O antigo Presidente da República regressou a Angola sem ouvir a família e viajou para Luanda num avião Falcon 7X do general Leopoldino Fragoso do Nascimento. As falhas de protocolo e os lapsos mediáticos jogam a favor de Eduardo dos Santos.
José Eduardo dos Santos voltou no passado dia 14 de setembro a Angola ao fim de dois anos de um exílio autoimposto. O antigo chefe do Estado tinha-se ausentado do país em abril de 2019, tendo assentado morada em Barcelona de onde saiu apenas durante o período que mediou entre dezembro de 2020 e abril de 2021. Neste intervalo, esteve no Dubai, ao lado de Isabel dos Santos, na sequência do falecimento de Sindika Dokolo, marido da sua filha.
O primeiro deles é o de que o ex-Presidente da República viajou para Angola sem avisar previamente a família. Em ocasiões anteriores, as filhas, Isabel e Tchizé dos Santos, manifestaram-se contra esta intenção e José Eduardo dos Santos, agora, resolveu agir por conta própria.
O segundo aspeto tem a ver com as condições da deslocação. José Eduardo dos Santos viajou diretamente de Barcelona para Luanda num avião Falcon 7X que é propriedade do general Leopoldino Fragoso do Nascimento (“Dino”), um dos fiéis escudeiros do antigo Presidente, que a justiça angolana impediu de sair do país. Ou seja, Eduardo dos Santos prescindiu de um voo comercial e não fez quaisquer diligências junto do Palácio da Cidade Alta para que o seu regresso fosse organizado pelo Governo.
Numa só penada, José Eduardo dos Santos removeu duas condicionantes que poderiam constranger os seus movimentos. Saiu da influência das filhas, as quais nunca mais voltaram ao país e estão definitivamente desavindas com João Lourenço, e prescindiu de um tratamento de deferência por parte do Estado.
Os erros alheios e a omissão da TPA
A par disso, José Eduardo dos Santos marcou pontos devido a erros alheios. A ausência de qualquer membro do Governo ou dirigente do MPLA, do qual ele é presidente emérito, e a circunstância de a Televisão Popular de Angola (TPA) ter omitido a chegada do antigo Presidente a Luanda foram indicadores claros de que a reação a esta viagem por parte do poder não foi devidamente planeada. Por vontade própria, ou ser mais papista do que o Papa, o silêncio inicial da TPA criou um problema para João Lourenço. O atual líder angolano tentou mitigar o erro, anunciando, a 16 de setembro, na página oficial da Presidência da República, uma interação entre ambos: “O Presidente João Lourenço e o ex-Presidente José Eduardo dos Santos mantiveram hoje ao fim da tarde uma conversa telefónica em que se saudaram mutuamente.” Esta conversa foi noticiada pela TPA, mas não removeu o “pecado original”.

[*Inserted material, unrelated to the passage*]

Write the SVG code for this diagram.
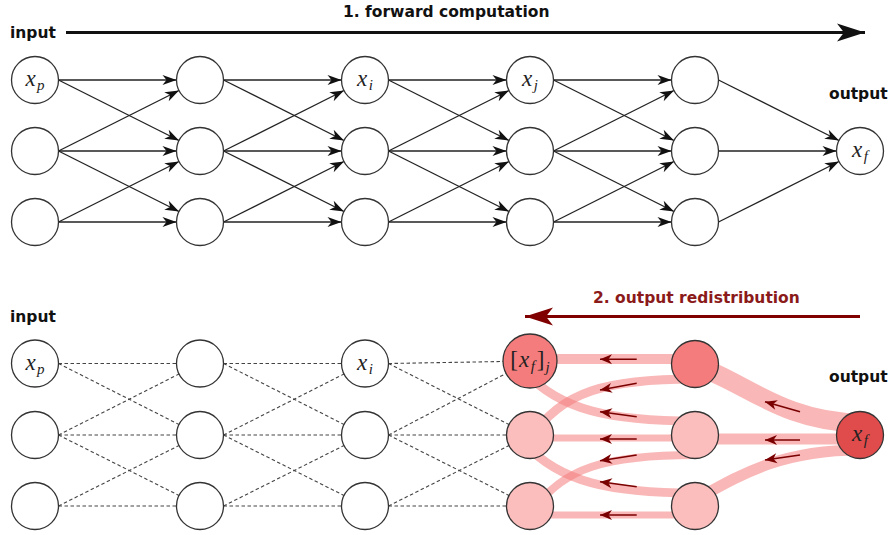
<svg xmlns="http://www.w3.org/2000/svg" width="892" height="535" viewBox="0 0 892 535">
<style>
.lbl{font-family:"DejaVu Sans","Liberation Sans",sans-serif;font-weight:bold;font-size:15.5px;fill:#111}
.red{fill:#8b1a1a}
.m{font-family:"Liberation Serif","DejaVu Serif",serif;font-style:italic;font-size:23px;fill:#222;text-anchor:middle}
.up{font-style:normal}
.sub{font-size:15px}
.node{stroke:#333;stroke-width:1.3;fill:#fff}
.lp{fill:#fcbdbd}
.mp{fill:#f47c7c}
.dp{fill:#e04c4c}
.e{stroke:#222;stroke-width:1.3;marker-end:url(#stealth)}
.d{stroke:#444;stroke-width:1.1;stroke-dasharray:3.5 2.5}
.rib{fill:none;stroke:#f47c7c;stroke-opacity:0.55}
.sa{stroke:#7a0000;stroke-width:1.6;marker-end:url(#rs)}
</style>
<defs>
<marker id="stealth" markerUnits="userSpaceOnUse" viewBox="-15 -6 16 12" refX="0" refY="0" markerWidth="16" markerHeight="12" orient="auto">
<path d="M0,0 L-14,-5 L-10,0 L-14,5 Z" fill="#111"/>
</marker>
<marker id="big" markerUnits="userSpaceOnUse" viewBox="-29 -10 30 20" refX="0" refY="0" markerWidth="30" markerHeight="20" orient="auto">
<path d="M0,0 L-28,-9 L-21,0 L-28,9 Z" fill="#111"/>
</marker>
<marker id="bigr" markerUnits="userSpaceOnUse" viewBox="-29 -10 30 20" refX="0" refY="0" markerWidth="30" markerHeight="20" orient="auto">
<path d="M0,0 L-28,-9 L-21,0 L-28,9 Z" fill="#800000"/>
</marker>
<marker id="rs" markerUnits="userSpaceOnUse" viewBox="-13 -6 14 12" refX="0" refY="0" markerWidth="14" markerHeight="12" orient="auto">
<path d="M0,0 L-12,-5 L-8.5,0 L-12,5 Z" fill="#7a0000"/>
</marker>
</defs>
<rect width="892" height="535" fill="#fff"/>

<g id="titles">
<text class="lbl" x="10" y="38">input</text>
<text class="lbl" x="343" y="17">1. forward computation</text>
<text class="lbl" x="829" y="99">output</text>
<text class="lbl" x="10" y="322">input</text>
<text class="lbl" x="829" y="382">output</text>
<text class="lbl red" x="593" y="303">2. output redistribution</text>
</g>

<g id="phase-arrows">
<line x1="66" y1="32.5" x2="865" y2="32.5" stroke="#111" stroke-width="3" marker-end="url(#big)"/>
<line x1="860" y1="316.5" x2="525" y2="316.5" stroke="#800000" stroke-width="3" marker-end="url(#bigr)"/>
</g>

<g id="connectors">
<line class="e" x1="58.5" y1="80" x2="176.5" y2="80"/>
<line class="e" x1="58.5" y1="80" x2="179" y2="140.5"/>
<line class="e" x1="58.5" y1="151" x2="179" y2="90.5"/>
<line class="e" x1="58.5" y1="151" x2="176.5" y2="151"/>
<line class="e" x1="58.5" y1="151" x2="179" y2="211.5"/>
<line class="e" x1="58.5" y1="222" x2="179" y2="161.5"/>
<line class="e" x1="58.5" y1="222" x2="176.5" y2="222"/>

<line class="e" x1="223.5" y1="80" x2="341.5" y2="80"/>
<line class="e" x1="223.5" y1="80" x2="344" y2="140.5"/>
<line class="e" x1="223.5" y1="151" x2="344" y2="90.5"/>
<line class="e" x1="223.5" y1="151" x2="341.5" y2="151"/>
<line class="e" x1="223.5" y1="151" x2="344" y2="211.5"/>
<line class="e" x1="223.5" y1="222" x2="344" y2="161.5"/>
<line class="e" x1="223.5" y1="222" x2="341.5" y2="222"/>

<line class="e" x1="388.5" y1="80" x2="506.5" y2="80"/>
<line class="e" x1="388.5" y1="80" x2="509" y2="140.5"/>
<line class="e" x1="388.5" y1="151" x2="509" y2="90.5"/>
<line class="e" x1="388.5" y1="151" x2="506.5" y2="151"/>
<line class="e" x1="388.5" y1="151" x2="509" y2="211.5"/>
<line class="e" x1="388.5" y1="222" x2="509" y2="161.5"/>
<line class="e" x1="388.5" y1="222" x2="506.5" y2="222"/>

<line class="e" x1="553.5" y1="80" x2="671.5" y2="80"/>
<line class="e" x1="553.5" y1="80" x2="674" y2="140.5"/>
<line class="e" x1="553.5" y1="151" x2="674" y2="90.5"/>
<line class="e" x1="553.5" y1="151" x2="671.5" y2="151"/>
<line class="e" x1="553.5" y1="151" x2="674" y2="211.5"/>
<line class="e" x1="553.5" y1="222" x2="674" y2="161.5"/>
<line class="e" x1="553.5" y1="222" x2="671.5" y2="222"/>

<line class="e" x1="718.5" y1="80" x2="839" y2="140.5"/>
<line class="e" x1="718.5" y1="151" x2="836.5" y2="151"/>
<line class="e" x1="718.5" y1="222" x2="839" y2="161.5"/>

<line class="d" x1="58.5" y1="363.5" x2="176.5" y2="363.5"/>
<line class="d" x1="58.5" y1="363.5" x2="179" y2="424.5"/>
<line class="d" x1="58.5" y1="435" x2="179" y2="374"/>
<line class="d" x1="58.5" y1="435" x2="176.5" y2="435"/>
<line class="d" x1="58.5" y1="435" x2="179" y2="495.5"/>
<line class="d" x1="58.5" y1="506" x2="179" y2="445.5"/>
<line class="d" x1="58.5" y1="506" x2="176.5" y2="506"/>

<line class="d" x1="223.5" y1="363.5" x2="341.5" y2="363.5"/>
<line class="d" x1="223.5" y1="363.5" x2="344" y2="424.5"/>
<line class="d" x1="223.5" y1="435" x2="344" y2="374"/>
<line class="d" x1="223.5" y1="435" x2="341.5" y2="435"/>
<line class="d" x1="223.5" y1="435" x2="344" y2="495.5"/>
<line class="d" x1="223.5" y1="506" x2="344" y2="445.5"/>
<line class="d" x1="223.5" y1="506" x2="341.5" y2="506"/>

<line class="d" x1="388.5" y1="363.5" x2="503" y2="361.5"/>
<line class="d" x1="388.5" y1="363.5" x2="509" y2="424.5"/>
<line class="d" x1="388.5" y1="435" x2="506" y2="373.5"/>
<line class="d" x1="388.5" y1="435" x2="506.5" y2="435"/>
<line class="d" x1="388.5" y1="435" x2="509" y2="495.5"/>
<line class="d" x1="388.5" y1="506" x2="509" y2="445.5"/>
<line class="d" x1="388.5" y1="506" x2="506.5" y2="506"/>

<path class="rib" stroke-width="10" d="M530 359 L695 359"/>
<path class="rib" stroke-width="9" d="M695 379 C610 379 560 390 530 440"/>
<path class="rib" stroke-width="9" d="M525 372 C560 410 610 421 695 421"/>
<path class="rib" stroke-width="7" d="M530 438 L695 438"/>
<path class="rib" stroke-width="8" d="M695 455 C610 455 560 466 530 516"/>
<path class="rib" stroke-width="9" d="M525 444 C560 482 610 493 695 493"/>
<path class="rib" stroke-width="7" d="M530 515 L695 515"/>
<path class="rib" stroke-width="19" d="M695 366 C740 378 780 422 860 423"/>
<path class="rib" stroke-width="11" d="M695 439 L860 439"/>
<path class="rib" stroke-width="11" d="M695 500 C740 475 780 450 860 450"/>

<line class="sa" x1="636.7" y1="359.3" x2="600" y2="359.3"/>
<line class="sa" x1="636.7" y1="383.3" x2="600" y2="390"/>
<line class="sa" x1="636.7" y1="416.7" x2="600" y2="411.7"/>
<line class="sa" x1="636.7" y1="439" x2="600" y2="439"/>
<line class="sa" x1="636.7" y1="455" x2="600" y2="460.7"/>
<line class="sa" x1="636.7" y1="486.7" x2="600" y2="481.7"/>
<line class="sa" x1="636.7" y1="515" x2="600" y2="515"/>
<line class="sa" x1="800" y1="411.7" x2="765" y2="401.7"/>
<line class="sa" x1="800" y1="440" x2="765" y2="440"/>
<line class="sa" x1="800" y1="455" x2="765" y2="460"/>
</g>

<g id="t00"><circle class="node" cx="35" cy="80" r="23.5"/><text class="m" x="35" y="86">x<tspan class="sub" dx="1.5" dy="4">p</tspan></text></g>
<g id="t01"><circle class="node" cx="35" cy="151" r="23.5"/></g>
<g id="t02"><circle class="node" cx="35" cy="222" r="23.5"/></g>
<g id="t10"><circle class="node" cx="200" cy="80" r="23.5"/></g>
<g id="t11"><circle class="node" cx="200" cy="151" r="23.5"/></g>
<g id="t12"><circle class="node" cx="200" cy="222" r="23.5"/></g>
<g id="t20"><circle class="node" cx="365" cy="80" r="23.5"/><text class="m" x="365" y="86">x<tspan class="sub" dx="1.5" dy="4">i</tspan></text></g>
<g id="t21"><circle class="node" cx="365" cy="151" r="23.5"/></g>
<g id="t22"><circle class="node" cx="365" cy="222" r="23.5"/></g>
<g id="t30"><circle class="node" cx="530" cy="80" r="23.5"/><text class="m" x="530" y="86">x<tspan class="sub" dx="1.5" dy="4">j</tspan></text></g>
<g id="t31"><circle class="node" cx="530" cy="151" r="23.5"/></g>
<g id="t32"><circle class="node" cx="530" cy="222" r="23.5"/></g>
<g id="t40"><circle class="node" cx="695" cy="80" r="23.5"/></g>
<g id="t41"><circle class="node" cx="695" cy="151" r="23.5"/></g>
<g id="t42"><circle class="node" cx="695" cy="222" r="23.5"/></g>
<g id="tout"><circle class="node" cx="860" cy="151" r="23.5"/><text class="m" x="860" y="157">x<tspan class="sub" dx="1.5" dy="4">f</tspan></text></g>

<g id="b00"><circle class="node" cx="35" cy="363.5" r="23.5"/><text class="m" x="35" y="369.5">x<tspan class="sub" dx="1.5" dy="4">p</tspan></text></g>
<g id="b01"><circle class="node" cx="35" cy="435" r="23.5"/></g>
<g id="b02"><circle class="node" cx="35" cy="506" r="23.5"/></g>
<g id="b10"><circle class="node" cx="200" cy="363.5" r="23.5"/></g>
<g id="b11"><circle class="node" cx="200" cy="435" r="23.5"/></g>
<g id="b12"><circle class="node" cx="200" cy="506" r="23.5"/></g>
<g id="b20"><circle class="node" cx="365" cy="363.5" r="23.5"/><text class="m" x="365" y="369.5">x<tspan class="sub" dx="1.5" dy="4">i</tspan></text></g>
<g id="b21"><circle class="node" cx="365" cy="435" r="23.5"/></g>
<g id="b22"><circle class="node" cx="365" cy="506" r="23.5"/></g>
<g id="b30"><circle class="node mp" cx="530" cy="361" r="27"/><text class="m" x="530" y="367"><tspan class="up">[</tspan><tspan dx="1">x</tspan><tspan class="sub" dx="1.5" dy="4">f</tspan><tspan class="up" dx="2" dy="-4">]</tspan><tspan class="sub" dx="1" dy="5">j</tspan></text></g>
<g id="b31"><circle class="node lp" cx="530" cy="435" r="23.5"/></g>
<g id="b32"><circle class="node lp" cx="530" cy="506" r="23.5"/></g>
<g id="b40"><circle class="node mp" cx="695" cy="364" r="23.5"/></g>
<g id="b41"><circle class="node lp" cx="695" cy="435" r="23.5"/></g>
<g id="b42"><circle class="node lp" cx="695" cy="506" r="23.5"/></g>
<g id="bout"><circle class="node dp" cx="860" cy="435" r="23.5"/><text class="m" x="860" y="441">x<tspan class="sub" dx="1.5" dy="4">f</tspan></text></g>
</svg>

José Eduardo dos Santos está agora numa posição favorável. O MPLA espera que este regresso seja uma oportunidade para a reconciliação entre o antigo e o atual Presidente, capaz de contribuir para que o partido vença as eleições de 2022, enquanto a UNITA anseia que Eduardo dos Santos frature o MPLA e abra caminho para a afirmação política da oposição.
Neste contexto, o ex-Presidente de Angola ganhou uma importante vantagem, a de pôr os outros protagonistas, João Lourenço, MPLA e UNITA, à espera da natureza do seu próximo movimento. E este constitui um trunfo negocial não negligenciável.